The city is asking for feedback on the bike lanes, which run from Gardner Street to Enterprise Street, spanning the newly renovated section of Hillsborough Street around N.C. State University. Public comments can be shared until Oct. 7.
The Hillsborough Street Streetscape Project - Phase I was developed to fit within the existing right-of-way with the goal of improving conditions for all users. The city's Comprehensive Bicycle Plan recommends the installation of shared-lane markings, or "sharrows," to direct both motorists and cyclists to share the travel lane along Hillsborough Street.
In 2010, local cyclists organized a campaign to petition the city to install striped bicycle lanes instead of sharrows to provide a designated space for cyclists on Hillsborough Street. The Raleigh City Council endorsed this position and made a request to the North Carolina Department of Transportation (NCDOT) to allow the city to install bicycle lanes on the street.
DOT approved the request as a pilot project on a temporary basis, with an observation period of two to six months.
These debates often center on whether cyclists should be required to ride in their own special lanes, or whether it would make more sense to allow them to ride in the normal traffic flow.
In the case of Hillsborough Street, some cyclists say the dimensions of the bike lanes force them to squeeze between moving traffic and cars parked along the street.

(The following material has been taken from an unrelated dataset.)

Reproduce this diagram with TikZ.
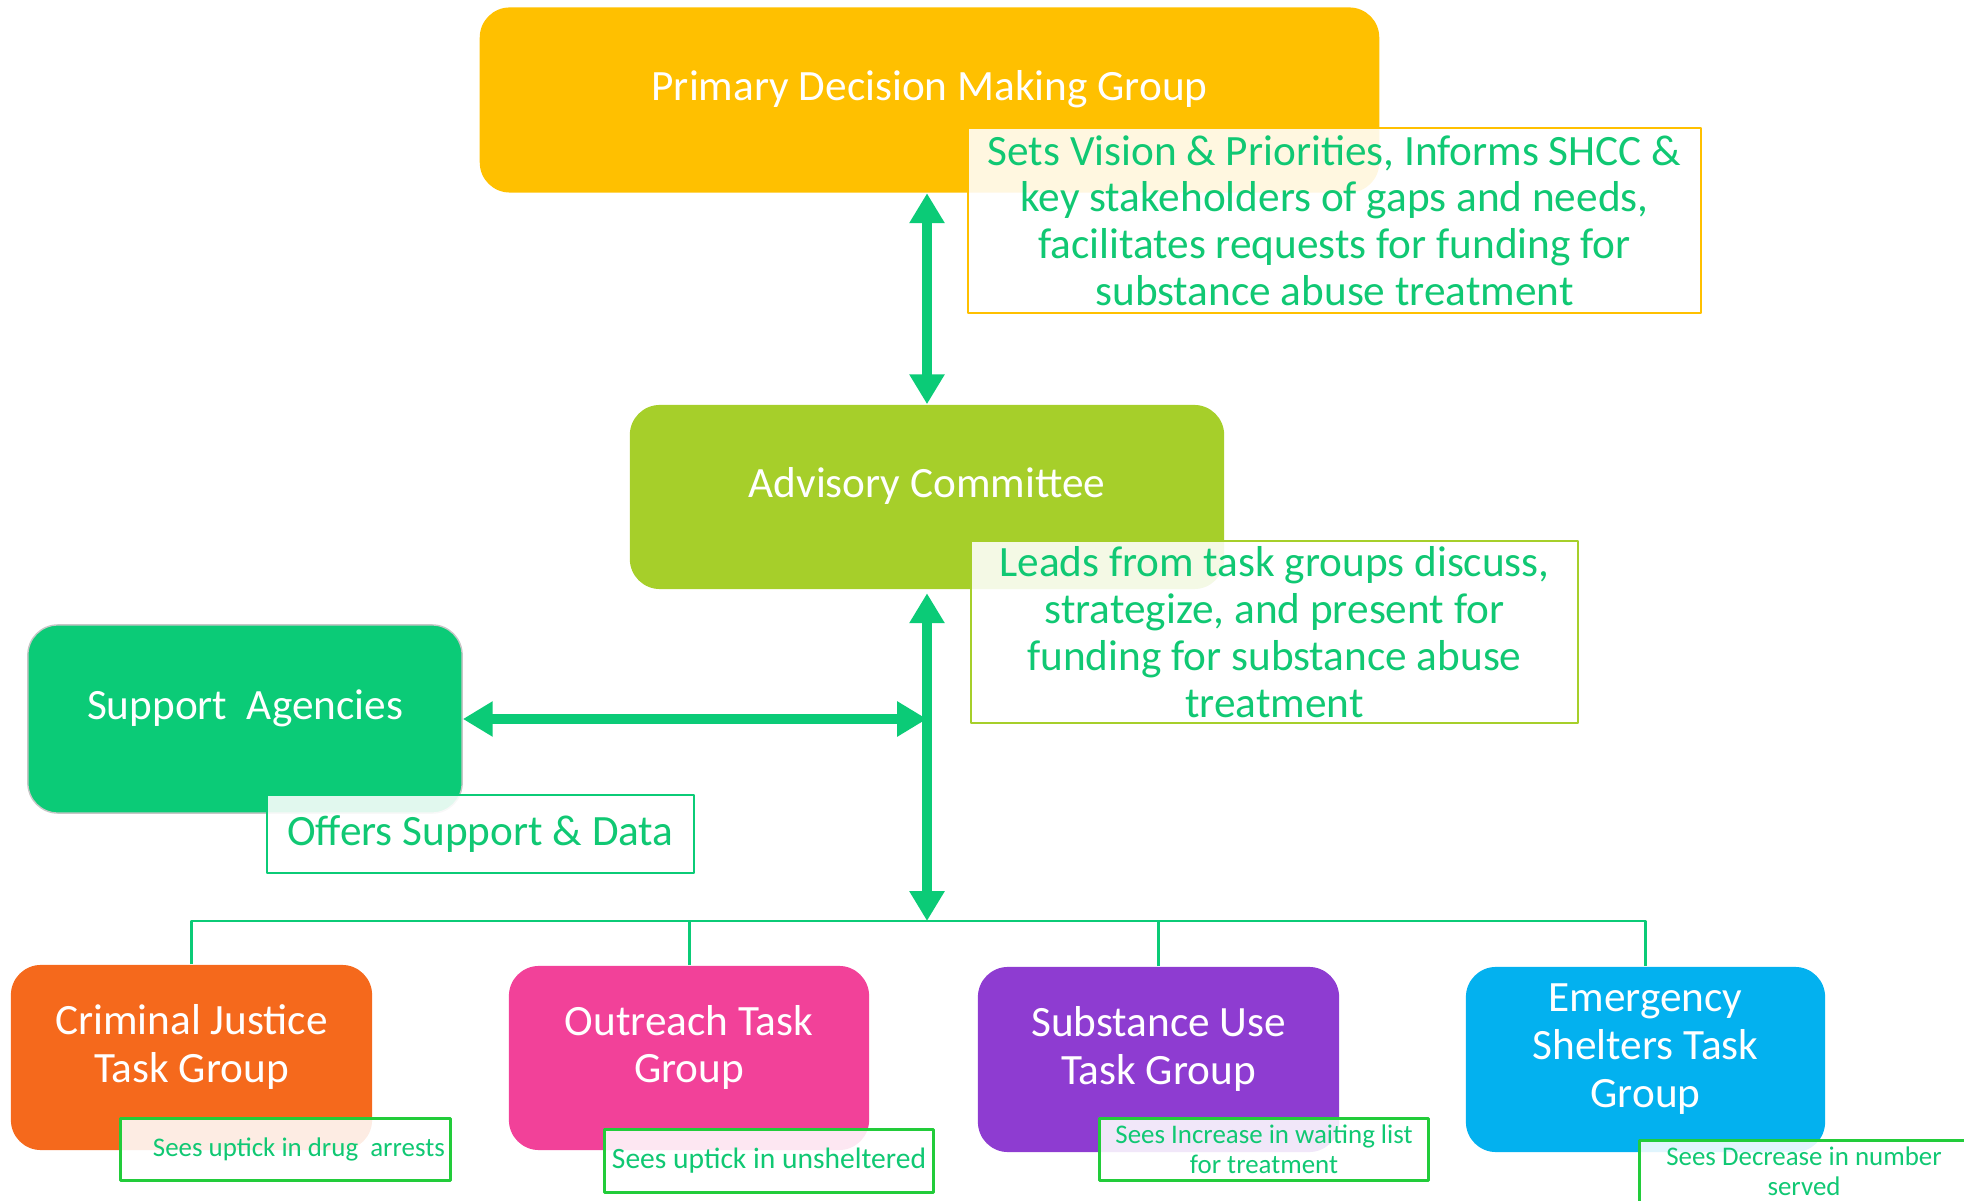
\documentclass[tikz,border=0pt]{standalone}
\usepackage{fontspec}
\setmainfont{Carlito}
\usetikzlibrary{arrows.meta}
\definecolor{primc}{HTML}{FFC000}
\definecolor{advc}{HTML}{A6CF2A}
\definecolor{suppc}{HTML}{0BCB77}
\definecolor{crimc}{HTML}{F5691C}
\definecolor{outc}{HTML}{F24199}
\definecolor{subc}{HTML}{8E3CD1}
\definecolor{emerc}{HTML}{03B1EF}
\definecolor{flowc}{HTML}{0BCB77}
\definecolor{notec}{HTML}{10C873}
\definecolor{smallc}{HTML}{22CC3A}
\begin{document}
\begin{tikzpicture}[x=0.01cm, y=-0.01cm, >={Triangle[length=8.5pt,width=9.5pt]}, line join=round,
	box/.style={rounded corners=0.3cm, inner sep=0pt},
	title/.style={text=white, font=\fontsize{12.3}{13.6}\selectfont, align=center},
	note/.style={draw, fill=white, fill opacity=0.88, text opacity=1, text=notec, align=center, inner sep=1.5pt},
	bignote/.style={note, line width=0.7pt, font=\fontsize{12.3}{13.3}\selectfont},
	smallnote/.style={note, draw=smallc, line width=0.85pt, minimum width=3.28cm, minimum height=0.61cm, font=\fontsize{7.65}{8.5}\selectfont},
	flow/.style={draw=flowc, line width=3pt, <->},
	bus/.style={draw=flowc, line width=0.85pt}]
	\useasboundingbox (0,0) rectangle (1964,1201);
	% groups
	\node[box, fill=primc, minimum width=8.99cm, minimum height=1.85cm] (prim) at (929.5,100) {};
	\node[title] (prim-t) at ([yshift=3pt]prim.center) {Primary Decision Making Group};
	\node[box, fill=advc, minimum width=5.94cm, minimum height=1.84cm] (adv) at (927,497) {};
	\node[title] (adv-t) at ([yshift=3pt]adv.center) {Advisory Committee};
	\node[box, fill=suppc, draw=gray!45, line width=0.4pt, minimum width=4.34cm, minimum height=1.88cm] (supp) at (245,719) {};
	\node[title] (supp-t) at ([yshift=3pt]supp.center) {Support\ \ Agencies};
	\node[box, fill=crimc, minimum width=3.61cm, minimum height=1.85cm] (crim) at (191.5,1057.5) {};
	\node[title] (crim-t) at ([yshift=3pt]crim.center) {Criminal Justice\\Task Group};
	\node[box, fill=outc, minimum width=3.60cm, minimum height=1.84cm] (out) at (689,1058) {};
	\node[title] (out-t) at ([yshift=3pt]out.center) {Outreach Task\\Group};
	\node[box, fill=subc, minimum width=3.61cm, minimum height=1.85cm] (sub) at (1158.5,1059.5) {};
	\node[title] (sub-t) at ([yshift=3pt]sub.center) {Substance Use\\Task Group};
	\node[box, fill=emerc, minimum width=3.59cm, minimum height=1.85cm] (emer) at (1645.5,1059.5) {};
	\node[title] (emer-t) at ([yshift=3pt]emer.center) {Emergency\\Shelters Task\\Group};
	% connectors
	\coordinate (hub) at (927,921);
	\coordinate (jn) at (adv.south |- supp.east);
	\draw[flow] (prim.south -| adv.north) -- (adv.north);
	\draw[flow, shorten <=1pt] (adv.south) -- (hub);
	\draw[flow] (supp.east) -- (jn);
	\draw[bus] (crim.north) |- (hub) -| (emer.north);
	\draw[bus] (out.north) -- (out.north |- hub);
	\draw[bus] (sub.north) -- (sub.north |- hub);
	% notes
	\node[bignote, draw=primc, minimum width=7.33cm, minimum height=1.85cm] (prim-n) at (1334.5,220.5) {Sets Vision \& Priorities, Informs SHCC \&\\key stakeholders of gaps and needs,\\facilitates requests for funding for\\substance abuse treatment};
	\node[bignote, draw=advc, minimum width=6.07cm, minimum height=1.82cm] (adv-n) at (1274.5,632) {Leads from task groups discuss,\\strategize, and present for\\funding for substance abuse\\treatment};
	\node[bignote, draw=flowc, minimum width=4.27cm, minimum height=0.78cm] (supp-n) at (480.5,834) {Offers Support \& Data};
	\node[smallnote, text width=3.29cm-3pt, align=flush right] (crim-n) at (285.5,1149.5) {Sees uptick in drug\ \ arrests};
	\node[smallnote, minimum height=0.62cm, font=\fontsize{8.4}{9.4}\selectfont] (out-n) at (769,1161) {Sees uptick in unsheltered};
	\node[smallnote] (sub-n) at (1264,1149.5) {Sees Increase in waiting list\\for treatment};
	\node[smallnote] (emer-n) at (1804,1171.5) {Sees Decrease in number\\served};
\end{tikzpicture}
\end{document}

The issue has generated a flurry of emails on the city's Bicycle & Pedestrian Advocacy Discussion Forum.
"There is simply not enough room for a bus driver to legally or safely pass a cyclist staying outside the door zone," Triangle cycling advocate Steve Goodridge wrote in an email.
Hugh Dawson came away with a different impression.
"Lane was good size and cars were far enough away," he wrote. "However, at busy times and with people getting out of parked cars it will require heightened awareness. Overall, we we very satisfied."
Rob Loomis said conditions tend to fluctuate depending on the amount of traffic.
"It feels a little tight to me, but no doubt much of that comes from having a wall of cars at my elbow," he wrote. "When no cars are parked there, I'm sure it feels much more spacious."
The public comments will help city and DOT officials determine whether the new bike lanes are safe and effective.
Eric Lamb, the city's transportation planning manager, said the layout of bicycle lanes could change.
"As a reminder to all, this is a pilot installation with temporary tape markings as mandated by NCDOT," Lamb told the group. "The community consensus will dictate whether we put these down permanently or not."